> [Directive]
Search the data for the word "this" and copy every line that contains it.
BEGIN Recorded information
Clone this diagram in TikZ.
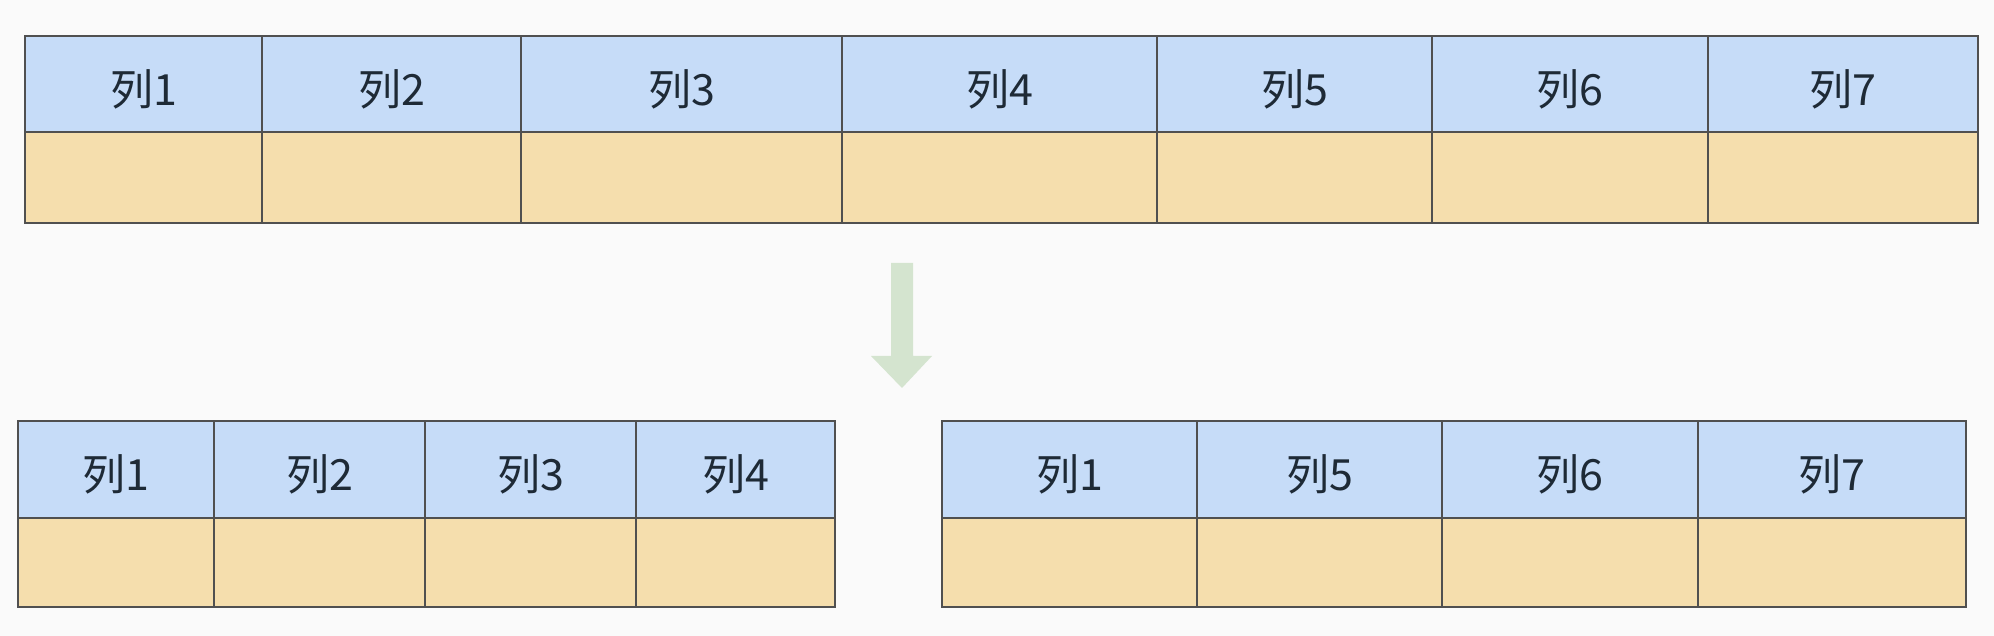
\documentclass[tikz,border=0pt]{standalone}
\usepackage{fontspec}
\newfontfamily\cjk{Noto Sans CJK SC}
\usetikzlibrary{positioning}

\definecolor{pagebg}{HTML}{FAFAFA}
\definecolor{headblue}{HTML}{C6DCF8}
\definecolor{bodytan}{HTML}{F5DEAD}
\definecolor{splitgreen}{HTML}{D4E4CF}
\definecolor{gridline}{HTML}{505050}
\definecolor{labeltext}{HTML}{1E2A36}

% column caption, sits a little low in its cell
\newcommand\colname[1]{\raisebox{-2.5pt}[\height][\depth]{列#1}}

\begin{document}
\begin{tikzpicture}[
  x=0.5pt,
  y=-0.5pt,
  font=\cjk\fontsize{21.5}{25}\selectfont,
  cell/.style={
    rectangle,
    draw=gridline,
    line width=0.8pt,
    inner sep=0pt,
    outer sep=0pt,
    text=labeltext
  },
  headcell/.style={
    cell,
    fill=headblue
  },
  bodycell/.style={
    cell,
    fill=bodytan
  }
]

% page
\fill[pagebg] (0,0) rectangle (1994,636);
\useasboundingbox (0,0) rectangle (1994,636);

% full table
\foreach \xa/\xb/\lab [count=\i] in {25/262/1, 262/521/2, 521/842/3, 842/1157/4, 1157/1432/5, 1432/1708/6, 1708/1978/7} {
  \node[headcell, minimum width={(\xb-\xa)*0.5pt}, minimum height=48pt]
    (full-h\i) at ({(\xa+\xb)/2}, 84) {\colname{\lab}};
  \node[bodycell, minimum width={(\xb-\xa)*0.5pt}, minimum height=45.5pt]
    (full-b\i) at ({(\xa+\xb)/2}, 177.5) {};
}

% split arrow
\fill[splitgreen] (891,263) -- (913,263) -- (913,356) -- (932,356)
  -- (902,388) -- (871,356) -- (891,356) -- cycle;

% left part
\foreach \xa/\xb/\lab [count=\i] in {18/214/1, 214/425/2, 425/636/3, 636/835/4} {
  \node[headcell, minimum width={(\xb-\xa)*0.5pt}, minimum height=48.5pt]
    (left-h\i) at ({(\xa+\xb)/2}, 469.5) {\colname{\lab}};
  \node[bodycell, minimum width={(\xb-\xa)*0.5pt}, minimum height=44.5pt]
    (left-b\i) at ({(\xa+\xb)/2}, 562.5) {};
}

% right part
\foreach \xa/\xb/\lab [count=\i] in {942/1197/1, 1197/1442/5, 1442/1698/6, 1698/1966/7} {
  \node[headcell, minimum width={(\xb-\xa)*0.5pt}, minimum height=48.5pt]
    (right-h\i) at ({(\xa+\xb)/2}, 469.5) {\colname{\lab}};
  \node[bodycell, minimum width={(\xb-\xa)*0.5pt}, minimum height=44.5pt]
    (right-b\i) at ({(\xa+\xb)/2}, 562.5) {};
}

\end{tikzpicture}
\end{document}
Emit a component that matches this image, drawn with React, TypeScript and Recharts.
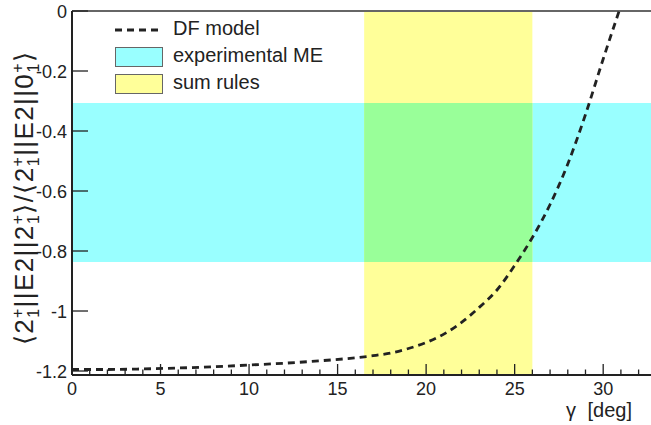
END Recorded information
> [Exercise result]
Clone this diagram in TikZ.
Emit a component that matches this image, drawn with React, TypeScript and Recharts.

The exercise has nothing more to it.